**What you will do**.
Quote every line below exactly and skip any picture.

**Provided data**.
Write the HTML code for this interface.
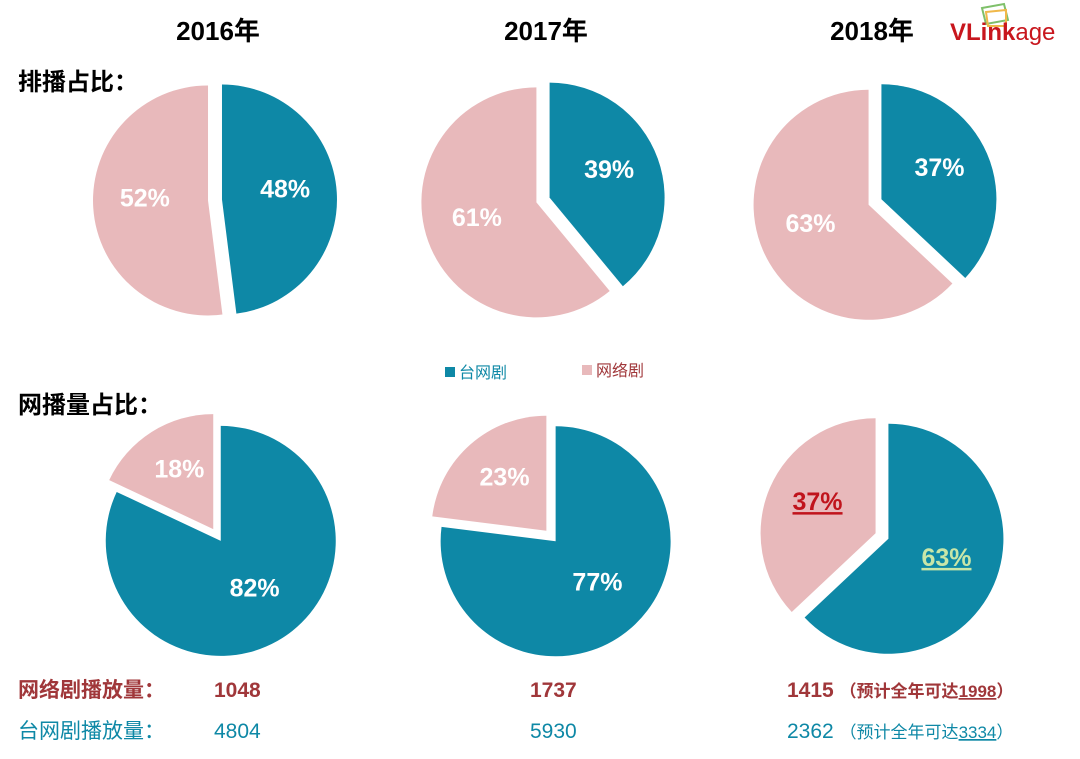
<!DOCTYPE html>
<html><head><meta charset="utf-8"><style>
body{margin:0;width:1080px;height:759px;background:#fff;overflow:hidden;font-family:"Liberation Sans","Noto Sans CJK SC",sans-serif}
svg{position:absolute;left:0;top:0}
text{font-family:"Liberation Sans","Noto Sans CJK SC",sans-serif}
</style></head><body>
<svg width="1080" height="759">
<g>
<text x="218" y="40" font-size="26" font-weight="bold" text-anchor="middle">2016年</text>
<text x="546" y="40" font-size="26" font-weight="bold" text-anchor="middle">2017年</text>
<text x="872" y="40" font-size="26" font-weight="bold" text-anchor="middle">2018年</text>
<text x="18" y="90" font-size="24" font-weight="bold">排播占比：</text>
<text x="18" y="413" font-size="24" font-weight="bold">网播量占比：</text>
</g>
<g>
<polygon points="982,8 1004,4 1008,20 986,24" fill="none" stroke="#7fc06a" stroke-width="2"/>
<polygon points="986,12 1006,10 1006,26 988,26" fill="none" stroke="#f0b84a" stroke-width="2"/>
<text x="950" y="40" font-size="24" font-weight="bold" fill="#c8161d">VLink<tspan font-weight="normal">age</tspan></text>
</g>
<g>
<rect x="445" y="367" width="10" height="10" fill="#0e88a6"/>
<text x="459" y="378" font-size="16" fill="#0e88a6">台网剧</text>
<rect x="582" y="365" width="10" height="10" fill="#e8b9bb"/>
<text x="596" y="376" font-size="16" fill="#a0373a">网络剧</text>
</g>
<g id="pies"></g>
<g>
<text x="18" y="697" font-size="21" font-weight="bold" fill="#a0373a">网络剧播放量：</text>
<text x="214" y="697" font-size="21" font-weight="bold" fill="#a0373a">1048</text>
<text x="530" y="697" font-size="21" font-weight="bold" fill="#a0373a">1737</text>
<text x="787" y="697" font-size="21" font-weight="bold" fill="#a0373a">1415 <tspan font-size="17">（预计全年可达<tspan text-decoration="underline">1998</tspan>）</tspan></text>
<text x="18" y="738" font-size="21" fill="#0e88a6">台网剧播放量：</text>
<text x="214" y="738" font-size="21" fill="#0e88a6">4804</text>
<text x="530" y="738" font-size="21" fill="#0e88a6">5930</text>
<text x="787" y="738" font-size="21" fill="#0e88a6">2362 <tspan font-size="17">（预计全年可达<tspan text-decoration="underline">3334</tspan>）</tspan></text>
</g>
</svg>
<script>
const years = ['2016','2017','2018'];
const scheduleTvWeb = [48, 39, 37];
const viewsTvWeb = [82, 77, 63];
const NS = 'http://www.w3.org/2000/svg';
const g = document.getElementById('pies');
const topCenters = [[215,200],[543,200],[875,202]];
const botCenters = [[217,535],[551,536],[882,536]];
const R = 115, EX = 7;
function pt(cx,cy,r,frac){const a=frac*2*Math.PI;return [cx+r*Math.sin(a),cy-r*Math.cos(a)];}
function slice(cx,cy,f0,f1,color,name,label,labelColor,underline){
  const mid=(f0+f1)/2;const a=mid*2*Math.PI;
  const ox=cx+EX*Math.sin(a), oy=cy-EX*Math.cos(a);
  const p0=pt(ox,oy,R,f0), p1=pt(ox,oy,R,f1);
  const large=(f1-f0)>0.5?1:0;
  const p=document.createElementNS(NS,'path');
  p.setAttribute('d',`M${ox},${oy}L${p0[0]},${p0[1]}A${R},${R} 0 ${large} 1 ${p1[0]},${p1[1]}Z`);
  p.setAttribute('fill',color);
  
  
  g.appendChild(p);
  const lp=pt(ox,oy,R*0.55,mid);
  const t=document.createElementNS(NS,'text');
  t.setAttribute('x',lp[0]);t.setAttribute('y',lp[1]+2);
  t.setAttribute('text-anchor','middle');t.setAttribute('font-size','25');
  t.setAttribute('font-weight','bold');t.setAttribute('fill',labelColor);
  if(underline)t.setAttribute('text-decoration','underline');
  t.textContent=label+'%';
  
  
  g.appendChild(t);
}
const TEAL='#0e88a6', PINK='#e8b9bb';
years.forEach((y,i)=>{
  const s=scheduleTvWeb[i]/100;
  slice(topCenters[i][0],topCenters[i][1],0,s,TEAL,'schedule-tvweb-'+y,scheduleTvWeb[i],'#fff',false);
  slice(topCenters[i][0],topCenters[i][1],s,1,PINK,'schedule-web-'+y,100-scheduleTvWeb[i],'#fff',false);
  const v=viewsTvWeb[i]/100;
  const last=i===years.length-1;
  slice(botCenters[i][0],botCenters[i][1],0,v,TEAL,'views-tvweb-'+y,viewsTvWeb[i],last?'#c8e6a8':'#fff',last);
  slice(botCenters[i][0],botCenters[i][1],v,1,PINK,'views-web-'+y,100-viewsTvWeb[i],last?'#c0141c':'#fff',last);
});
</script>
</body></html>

**The reply**.
Write the HTML code for this interface.
<!DOCTYPE html>
<html><head><meta charset="utf-8"><style>
body{margin:0;width:1080px;height:759px;background:#fff;overflow:hidden;font-family:"Liberation Sans","Noto Sans CJK SC",sans-serif}
svg{position:absolute;left:0;top:0}
text{font-family:"Liberation Sans","Noto Sans CJK SC",sans-serif}
</style></head><body>
<svg width="1080" height="759">
<g>
<text x="218" y="40" font-size="26" font-weight="bold" text-anchor="middle">2016年</text>
<text x="546" y="40" font-size="26" font-weight="bold" text-anchor="middle">2017年</text>
<text x="872" y="40" font-size="26" font-weight="bold" text-anchor="middle">2018年</text>
<text x="18" y="90" font-size="24" font-weight="bold">排播占比：</text>
<text x="18" y="413" font-size="24" font-weight="bold">网播量占比：</text>
</g>
<g>
<polygon points="982,8 1004,4 1008,20 986,24" fill="none" stroke="#7fc06a" stroke-width="2"/>
<polygon points="986,12 1006,10 1006,26 988,26" fill="none" stroke="#f0b84a" stroke-width="2"/>
<text x="950" y="40" font-size="24" font-weight="bold" fill="#c8161d">VLink<tspan font-weight="normal">age</tspan></text>
</g>
<g>
<rect x="445" y="367" width="10" height="10" fill="#0e88a6"/>
<text x="459" y="378" font-size="16" fill="#0e88a6">台网剧</text>
<rect x="582" y="365" width="10" height="10" fill="#e8b9bb"/>
<text x="596" y="376" font-size="16" fill="#a0373a">网络剧</text>
</g>
<g id="pies"></g>
<g>
<text x="18" y="697" font-size="21" font-weight="bold" fill="#a0373a">网络剧播放量：</text>
<text x="214" y="697" font-size="21" font-weight="bold" fill="#a0373a">1048</text>
<text x="530" y="697" font-size="21" font-weight="bold" fill="#a0373a">1737</text>
<text x="787" y="697" font-size="21" font-weight="bold" fill="#a0373a">1415 <tspan font-size="17">（预计全年可达<tspan text-decoration="underline">1998</tspan>）</tspan></text>
<text x="18" y="738" font-size="21" fill="#0e88a6">台网剧播放量：</text>
<text x="214" y="738" font-size="21" fill="#0e88a6">4804</text>
<text x="530" y="738" font-size="21" fill="#0e88a6">5930</text>
<text x="787" y="738" font-size="21" fill="#0e88a6">2362 <tspan font-size="17">（预计全年可达<tspan text-decoration="underline">3334</tspan>）</tspan></text>
</g>
</svg>
<script>
const years = ['2016','2017','2018'];
const scheduleTvWeb = [48, 39, 37];
const viewsTvWeb = [82, 77, 63];
const NS = 'http://www.w3.org/2000/svg';
const g = document.getElementById('pies');
const topCenters = [[215,200],[543,200],[875,202]];
const botCenters = [[217,535],[551,536],[882,536]];
const R = 115, EX = 7;
function pt(cx,cy,r,frac){const a=frac*2*Math.PI;return [cx+r*Math.sin(a),cy-r*Math.cos(a)];}
function slice(cx,cy,f0,f1,color,name,label,labelColor,underline){
  const mid=(f0+f1)/2;const a=mid*2*Math.PI;
  const ox=cx+EX*Math.sin(a), oy=cy-EX*Math.cos(a);
  const p0=pt(ox,oy,R,f0), p1=pt(ox,oy,R,f1);
  const large=(f1-f0)>0.5?1:0;
  const p=document.createElementNS(NS,'path');
  p.setAttribute('d',`M${ox},${oy}L${p0[0]},${p0[1]}A${R},${R} 0 ${large} 1 ${p1[0]},${p1[1]}Z`);
  p.setAttribute('fill',color);
  
  
  g.appendChild(p);
  const lp=pt(ox,oy,R*0.55,mid);
  const t=document.createElementNS(NS,'text');
  t.setAttribute('x',lp[0]);t.setAttribute('y',lp[1]+2);
  t.setAttribute('text-anchor','middle');t.setAttribute('font-size','25');
  t.setAttribute('font-weight','bold');t.setAttribute('fill',labelColor);
  if(underline)t.setAttribute('text-decoration','underline');
  t.textContent=label+'%';
  
  
  g.appendChild(t);
}
const TEAL='#0e88a6', PINK='#e8b9bb';
years.forEach((y,i)=>{
  const s=scheduleTvWeb[i]/100;
  slice(topCenters[i][0],topCenters[i][1],0,s,TEAL,'schedule-tvweb-'+y,scheduleTvWeb[i],'#fff',false);
  slice(topCenters[i][0],topCenters[i][1],s,1,PINK,'schedule-web-'+y,100-scheduleTvWeb[i],'#fff',false);
  const v=viewsTvWeb[i]/100;
  const last=i===years.length-1;
  slice(botCenters[i][0],botCenters[i][1],0,v,TEAL,'views-tvweb-'+y,viewsTvWeb[i],last?'#c8e6a8':'#fff',last);
  slice(botCenters[i][0],botCenters[i][1],v,1,PINK,'views-web-'+y,100-viewsTvWeb[i],last?'#c0141c':'#fff',last);
});
</script>
</body></html>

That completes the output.